Mistress Blunt Edge Play Natasha Gornik

Mistress Blunt agreed that edge play’s most important qualities are “having intuition, attunement, and communication,” and that it’s incredibly important to know yourself, including what your edges are and your role as a top or a bottom. That includes dominants, too. While most kink advice revolves around the submissive’s safety, doms also have their own edge along with boundaries, feelings, desires, and a need for aftercare after certain scenes.

“Know if you want to explore those edges, if pushing feels good, cathartic, and empowering,” she said. “Some questions I ask folks I play with is if they feel comfortable saying no and stopping or redirecting a scene. Most people say yes, but I use how they say yes as my gauge. I also ask most play partners that if one of us fucks up, if they feel comfortable talking about it after. I don’t think assuming best intentions is always safe, but I try not to play with people who I don’t have that understanding with.”

Technical skills, such as proper rope tying procedures or knife play techniques, are still important, and their necessity during particularly high-risk scenarios cannot be overstated. “Most people don’t exercise those skills as often as they could.
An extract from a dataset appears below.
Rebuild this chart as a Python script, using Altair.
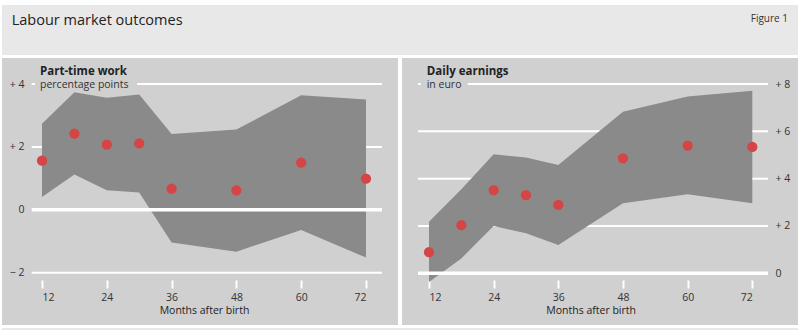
import altair as alt
import pandas as pd

FONT = "Open Sans"
PANEL = "#d0d0d0"
BOX = "#e8e8e8"
BAND = "#8a8a8a"
DOT = "#d64545"
TXT = "#222222"

months = [12, 18, 24, 30, 36, 48, 60, 72]
x_ticks = [12, 24, 36, 48, 60, 72]

pt_est = [1.56, 2.42, 2.07, 2.11, 0.67, 0.62, 1.50, 0.99]
pt_hi = [2.74, 3.74, 3.56, 3.67, 2.41, 2.55, 3.64, 3.51]
pt_lo = [0.41, 1.12, 0.62, 0.55, -1.04, -1.33, -0.64, -1.52]
pt_yticks = [-2, 0, 2, 4]

de_est = [0.89, 2.04, 3.52, 3.30, 2.89, 4.86, 5.40, 5.34]
de_hi = [2.18, 3.55, 5.03, 4.89, 4.58, 6.83, 7.47, 7.72]
de_lo = [-0.37, 0.63, 2.00, 1.69, 1.20, 2.96, 3.34, 2.96]
de_yticks = [0, 2, 4, 6, 8]

LABEL_EXPR = ("datum.value > 0 ? '+ ' + datum.value : "
              "(datum.value < 0 ? '\u2212 ' + abs(datum.value) : '0')")


def panel(est, hi, lo, yticks, ydom, yrange, xrange, yorient, yoffset, ypad,
          grid_x, grid_x2, title, subtitle, tx, sub_rect):
    df = pd.DataFrame({"m": months, "est": est, "hi": hi, "lo": lo})
    gdf = pd.DataFrame({"v": yticks})
    xs = alt.Scale(domain=[12, 72], range=xrange, nice=False, zero=False)
    ys = alt.Scale(domain=ydom, range=yrange, nice=False, zero=False)
    xaxis = alt.Axis(values=x_ticks, orient="bottom", offset=-45, domain=False,
                     grid=False, tickColor="white", tickWidth=2, tickSize=8,
                     labelFont=FONT, labelFontSize=10.5, labelColor="#333333",
                     labelPadding=4, title="Months after birth", titleFont=FONT,
                     titleFontSize=10.5, titleFontWeight=500, titleColor=TXT,
                     titlePadding=3)
    yaxis = alt.Axis(values=yticks, orient=yorient, offset=yoffset, domain=False,
                     grid=False, ticks=False, labelFont=FONT, labelFontSize=10.5,
                     labelColor="#333333", labelPadding=ypad, labelExpr=LABEL_EXPR,
                     title=None)
    X = alt.X("m:Q", scale=xs, axis=xaxis)

    grid = alt.Chart(gdf).transform_filter("datum.v != 0").mark_rule(
        color="white", strokeWidth=2).encode(
        y=alt.Y("v:Q", scale=ys, axis=yaxis),
        x=alt.value(grid_x), x2=alt.value(grid_x2))
    zero = alt.Chart(gdf).transform_filter("datum.v == 0").mark_rule(
        color="white", strokeWidth=3.5).encode(
        y=alt.Y("v:Q", scale=ys, axis=yaxis),
        x=alt.value(grid_x), x2=alt.value(grid_x2))
    band = alt.Chart(df).mark_area(color=BAND, opacity=1).encode(
        x=X, y=alt.Y("lo:Q", scale=ys, axis=yaxis), y2="hi:Q")
    dots = alt.Chart(df).mark_circle(color=DOT, size=105, opacity=1).encode(
        x=X, y=alt.Y("est:Q", scale=ys, axis=yaxis))
    tdf = pd.DataFrame({"t": [title], "s": [subtitle]})
    cover = alt.Chart(tdf).mark_rect(color=PANEL).encode(
        x=alt.value(sub_rect[0]), x2=alt.value(sub_rect[1]),
        y=alt.value(sub_rect[2]), y2=alt.value(sub_rect[3]))
    ttl = alt.Chart(tdf).mark_text(align="left", baseline="alphabetic", font=FONT,
                                   fontSize=11.5, fontWeight="bold", color=TXT).encode(
        x=alt.value(tx), y=alt.value(16.5), text="t:N")
    sub = alt.Chart(tdf).mark_text(align="left", baseline="alphabetic", font=FONT,
                                   fontSize=10.5, color="#333333").encode(
        x=alt.value(tx), y=alt.value(29.5), text="s:N")
    return alt.layer(grid, band, zero, dots, cover, ttl, sub).properties(
        width=396, height=267, view=alt.ViewBackground(fill=PANEL, stroke=None))


left = panel(pt_est, pt_hi, pt_lo, pt_yticks, [-2, 4], [214.7, 26], [40, 364],
             "left", -30, 8, 29.7, 380, "Part-time work", "percentage points",
             38, [33, 135, 22.5, 34])
right = panel(de_est, de_hi, de_lo, de_yticks, [0, 8], [215.3, 26], [27, 350.3],
              "right", -30, 7, 16, 366, "Daily earnings", "in euro",
              24.7, [18.7, 65.7, 22.5, 34])

hdr = pd.DataFrame({"t": ["Labour market outcomes"], "f": ["Figure 1"]})
head_t = alt.Chart(hdr).mark_text(align="left", baseline="alphabetic", font=FONT,
                                  fontSize=14.5, color=TXT).encode(
    x=alt.value(9.7), y=alt.value(20), text="t:N")
head_f = alt.Chart(hdr).mark_text(align="right", baseline="alphabetic", font=FONT,
                                  fontSize=10, color="#333333").encode(
    x=alt.value(786), y=alt.value(16.7), text="f:N")
header = alt.layer(head_t, head_f).properties(
    width=796, height=50, view=alt.ViewBackground(fill=BOX, stroke=None))

strip = alt.Chart(hdr).mark_rect(color=BOX).encode(
    x=alt.value(0), x2=alt.value(796), y=alt.value(0), y2=alt.value(2)).properties(
    width=796, height=2, view=alt.ViewBackground(fill=BOX, stroke=None))

chart = alt.vconcat(header, alt.hconcat(left, right, spacing=4), strip,
                    spacing=3).properties(
    padding={"left": 2, "top": 5, "right": 2, "bottom": 0},
    background="white").configure_view(stroke=None)

chart.save("out.html", embed_options={"renderer": "svg", "actions": False})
These skills are cultivated over time,” Mistress Blunt explained. “These skills are built within individual relationships and don’t necessarily translate to every relationship.”

As for newcomers interested in edge play, Domina Elle has strong words of advice: “Take it slowly and take it seriously.”

“There is no need to rush,” she told the Daily Dot. “It is super reasonable to be nervous having your edges pushed, or even playing with another person’s limits. It can be just as rewarding as it can be devastating. Give it the respect it deserves. Listen to your gut instincts.”

So go ahead and explore your edge. Just make sure you and your partner(s) are on the same page, and be honest with yourself if you’re not ready. Your edge can wait for you.